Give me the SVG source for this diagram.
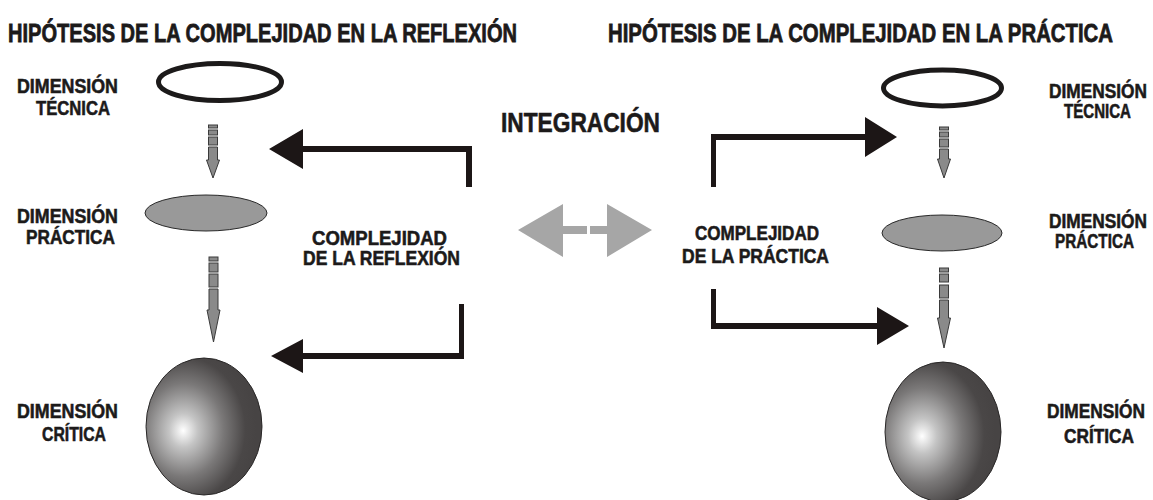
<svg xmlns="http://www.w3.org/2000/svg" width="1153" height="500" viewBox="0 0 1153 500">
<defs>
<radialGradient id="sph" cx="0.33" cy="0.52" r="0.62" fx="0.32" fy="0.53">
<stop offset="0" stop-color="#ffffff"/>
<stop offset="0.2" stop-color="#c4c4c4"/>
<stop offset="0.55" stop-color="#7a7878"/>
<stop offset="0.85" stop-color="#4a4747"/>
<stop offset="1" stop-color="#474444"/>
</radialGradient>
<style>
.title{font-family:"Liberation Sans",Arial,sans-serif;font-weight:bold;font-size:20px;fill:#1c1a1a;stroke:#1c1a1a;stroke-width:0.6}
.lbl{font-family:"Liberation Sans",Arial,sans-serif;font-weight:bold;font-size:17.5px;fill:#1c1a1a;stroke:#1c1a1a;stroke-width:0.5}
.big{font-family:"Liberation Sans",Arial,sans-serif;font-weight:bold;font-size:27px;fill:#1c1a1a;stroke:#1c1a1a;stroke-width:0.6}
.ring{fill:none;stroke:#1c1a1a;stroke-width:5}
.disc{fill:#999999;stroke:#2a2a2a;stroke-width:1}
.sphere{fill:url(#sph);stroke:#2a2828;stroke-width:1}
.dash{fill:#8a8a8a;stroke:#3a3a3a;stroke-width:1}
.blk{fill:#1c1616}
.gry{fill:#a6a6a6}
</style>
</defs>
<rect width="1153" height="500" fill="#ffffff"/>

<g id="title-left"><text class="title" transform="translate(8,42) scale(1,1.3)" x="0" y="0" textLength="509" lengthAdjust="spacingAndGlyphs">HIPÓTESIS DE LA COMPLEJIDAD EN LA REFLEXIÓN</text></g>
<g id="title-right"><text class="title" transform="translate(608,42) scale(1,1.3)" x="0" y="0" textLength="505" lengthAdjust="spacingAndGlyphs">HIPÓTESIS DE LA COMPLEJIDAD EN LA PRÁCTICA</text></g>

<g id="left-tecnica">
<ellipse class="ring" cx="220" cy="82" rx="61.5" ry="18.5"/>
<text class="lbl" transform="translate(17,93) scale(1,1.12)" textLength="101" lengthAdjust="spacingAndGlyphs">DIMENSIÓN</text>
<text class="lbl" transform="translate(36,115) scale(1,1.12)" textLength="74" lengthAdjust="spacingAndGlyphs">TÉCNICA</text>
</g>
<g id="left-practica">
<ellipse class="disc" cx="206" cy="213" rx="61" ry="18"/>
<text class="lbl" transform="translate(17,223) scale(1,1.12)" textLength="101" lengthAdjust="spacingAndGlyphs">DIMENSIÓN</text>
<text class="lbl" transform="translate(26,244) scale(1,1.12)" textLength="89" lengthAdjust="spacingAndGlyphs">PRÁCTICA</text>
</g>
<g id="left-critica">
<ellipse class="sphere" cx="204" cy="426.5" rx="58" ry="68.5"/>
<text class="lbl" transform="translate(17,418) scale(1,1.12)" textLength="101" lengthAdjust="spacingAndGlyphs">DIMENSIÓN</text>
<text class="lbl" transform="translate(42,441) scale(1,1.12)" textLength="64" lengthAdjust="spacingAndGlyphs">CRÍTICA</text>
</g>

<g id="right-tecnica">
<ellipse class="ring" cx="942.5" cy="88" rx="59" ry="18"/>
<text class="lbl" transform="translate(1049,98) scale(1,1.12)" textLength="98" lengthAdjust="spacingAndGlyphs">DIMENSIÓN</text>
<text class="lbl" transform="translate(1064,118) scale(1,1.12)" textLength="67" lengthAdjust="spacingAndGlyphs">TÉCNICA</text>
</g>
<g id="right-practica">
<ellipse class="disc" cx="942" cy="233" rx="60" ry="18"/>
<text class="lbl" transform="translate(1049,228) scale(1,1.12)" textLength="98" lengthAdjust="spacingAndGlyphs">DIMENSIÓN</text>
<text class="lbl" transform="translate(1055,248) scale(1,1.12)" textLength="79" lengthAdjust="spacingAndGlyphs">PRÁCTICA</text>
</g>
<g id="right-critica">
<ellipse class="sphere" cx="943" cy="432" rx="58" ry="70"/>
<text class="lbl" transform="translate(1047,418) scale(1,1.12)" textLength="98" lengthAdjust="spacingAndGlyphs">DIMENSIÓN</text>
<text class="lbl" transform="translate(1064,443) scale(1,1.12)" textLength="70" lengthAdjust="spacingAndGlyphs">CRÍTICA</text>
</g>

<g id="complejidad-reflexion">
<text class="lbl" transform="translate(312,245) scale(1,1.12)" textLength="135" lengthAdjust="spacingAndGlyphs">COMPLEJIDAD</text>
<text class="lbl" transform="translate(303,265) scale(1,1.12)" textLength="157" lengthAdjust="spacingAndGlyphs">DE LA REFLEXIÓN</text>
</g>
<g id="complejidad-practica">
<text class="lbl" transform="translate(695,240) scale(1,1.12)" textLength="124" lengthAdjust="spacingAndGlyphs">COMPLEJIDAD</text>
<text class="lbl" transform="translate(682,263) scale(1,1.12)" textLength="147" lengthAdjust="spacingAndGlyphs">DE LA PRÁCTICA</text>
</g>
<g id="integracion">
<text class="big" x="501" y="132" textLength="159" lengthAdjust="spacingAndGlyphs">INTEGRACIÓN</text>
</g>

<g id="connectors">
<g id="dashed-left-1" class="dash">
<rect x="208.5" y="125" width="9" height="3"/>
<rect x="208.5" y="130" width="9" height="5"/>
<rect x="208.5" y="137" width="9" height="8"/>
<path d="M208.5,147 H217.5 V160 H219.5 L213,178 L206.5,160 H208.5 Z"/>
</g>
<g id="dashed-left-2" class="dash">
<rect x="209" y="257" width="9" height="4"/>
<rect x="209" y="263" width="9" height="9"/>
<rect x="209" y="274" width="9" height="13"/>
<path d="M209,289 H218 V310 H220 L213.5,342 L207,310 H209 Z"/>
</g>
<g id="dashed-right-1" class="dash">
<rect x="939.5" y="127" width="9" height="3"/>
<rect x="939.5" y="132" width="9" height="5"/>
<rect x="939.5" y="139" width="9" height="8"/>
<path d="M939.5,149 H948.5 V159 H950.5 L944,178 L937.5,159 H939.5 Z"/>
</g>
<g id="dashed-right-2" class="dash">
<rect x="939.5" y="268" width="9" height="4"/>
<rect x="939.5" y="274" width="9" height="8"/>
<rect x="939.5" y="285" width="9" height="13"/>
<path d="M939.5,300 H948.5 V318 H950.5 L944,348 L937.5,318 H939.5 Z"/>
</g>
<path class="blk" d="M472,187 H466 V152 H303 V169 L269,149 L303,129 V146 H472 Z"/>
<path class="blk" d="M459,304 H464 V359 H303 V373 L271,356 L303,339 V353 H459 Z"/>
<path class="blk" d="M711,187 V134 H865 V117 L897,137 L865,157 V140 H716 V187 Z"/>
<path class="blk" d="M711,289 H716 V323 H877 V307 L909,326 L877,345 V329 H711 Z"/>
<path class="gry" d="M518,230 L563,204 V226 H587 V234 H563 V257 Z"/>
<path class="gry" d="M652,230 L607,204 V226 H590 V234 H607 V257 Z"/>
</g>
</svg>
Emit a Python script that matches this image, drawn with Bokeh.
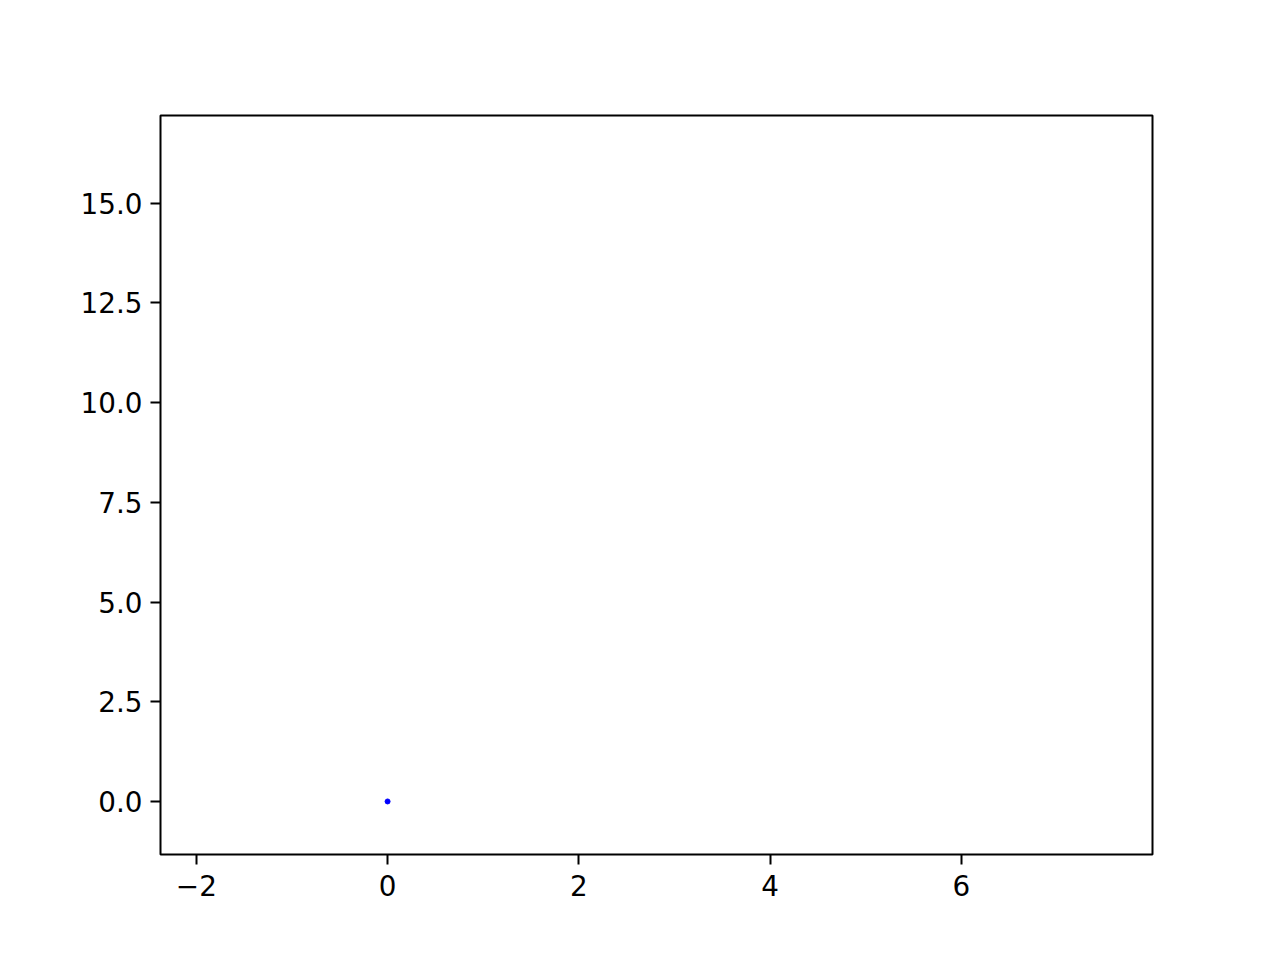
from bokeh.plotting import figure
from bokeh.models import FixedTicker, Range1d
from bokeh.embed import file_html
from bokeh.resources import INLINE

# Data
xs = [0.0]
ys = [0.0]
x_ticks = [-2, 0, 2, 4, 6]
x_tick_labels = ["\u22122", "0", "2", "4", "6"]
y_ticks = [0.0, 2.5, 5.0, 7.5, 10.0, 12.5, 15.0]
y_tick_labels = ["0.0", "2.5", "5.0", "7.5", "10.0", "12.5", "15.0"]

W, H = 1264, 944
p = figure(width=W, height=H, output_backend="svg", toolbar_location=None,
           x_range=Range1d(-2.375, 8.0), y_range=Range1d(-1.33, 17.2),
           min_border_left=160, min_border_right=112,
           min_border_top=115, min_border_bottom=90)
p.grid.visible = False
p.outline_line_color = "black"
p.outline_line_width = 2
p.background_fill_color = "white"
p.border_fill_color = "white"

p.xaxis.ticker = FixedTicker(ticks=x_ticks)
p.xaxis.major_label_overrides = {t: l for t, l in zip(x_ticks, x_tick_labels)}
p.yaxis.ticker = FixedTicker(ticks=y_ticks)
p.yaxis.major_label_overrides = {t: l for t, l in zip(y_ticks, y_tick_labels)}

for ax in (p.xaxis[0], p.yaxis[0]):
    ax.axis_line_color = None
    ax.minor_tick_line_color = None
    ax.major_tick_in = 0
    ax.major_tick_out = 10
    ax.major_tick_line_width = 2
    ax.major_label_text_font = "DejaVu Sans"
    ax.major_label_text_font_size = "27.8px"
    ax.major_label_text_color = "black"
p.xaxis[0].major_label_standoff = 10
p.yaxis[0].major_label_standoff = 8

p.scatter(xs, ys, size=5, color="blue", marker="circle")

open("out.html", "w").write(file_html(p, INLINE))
§ §
(Objective): Leave the pictures out and copy exactly the lines from the one with "Emit a Python" through the one with "p.yaxis[0].major_label_standoff = 8", nothing more.

(Answer):
Emit a Python script that matches this image, drawn with Bokeh.
from bokeh.plotting import figure
from bokeh.models import FixedTicker, Range1d
from bokeh.embed import file_html
from bokeh.resources import INLINE

# Data
xs = [0.0]
ys = [0.0]
x_ticks = [-2, 0, 2, 4, 6]
x_tick_labels = ["\u22122", "0", "2", "4", "6"]
y_ticks = [0.0, 2.5, 5.0, 7.5, 10.0, 12.5, 15.0]
y_tick_labels = ["0.0", "2.5", "5.0", "7.5", "10.0", "12.5", "15.0"]

W, H = 1264, 944
p = figure(width=W, height=H, output_backend="svg", toolbar_location=None,
           x_range=Range1d(-2.375, 8.0), y_range=Range1d(-1.33, 17.2),
           min_border_left=160, min_border_right=112,
           min_border_top=115, min_border_bottom=90)
p.grid.visible = False
p.outline_line_color = "black"
p.outline_line_width = 2
p.background_fill_color = "white"
p.border_fill_color = "white"

p.xaxis.ticker = FixedTicker(ticks=x_ticks)
p.xaxis.major_label_overrides = {t: l for t, l in zip(x_ticks, x_tick_labels)}
p.yaxis.ticker = FixedTicker(ticks=y_ticks)
p.yaxis.major_label_overrides = {t: l for t, l in zip(y_ticks, y_tick_labels)}

for ax in (p.xaxis[0], p.yaxis[0]):
    ax.axis_line_color = None
    ax.minor_tick_line_color = None
    ax.major_tick_in = 0
    ax.major_tick_out = 10
    ax.major_tick_line_width = 2
    ax.major_label_text_font = "DejaVu Sans"
    ax.major_label_text_font_size = "27.8px"
    ax.major_label_text_color = "black"
p.xaxis[0].major_label_standoff = 10
p.yaxis[0].major_label_standoff = 8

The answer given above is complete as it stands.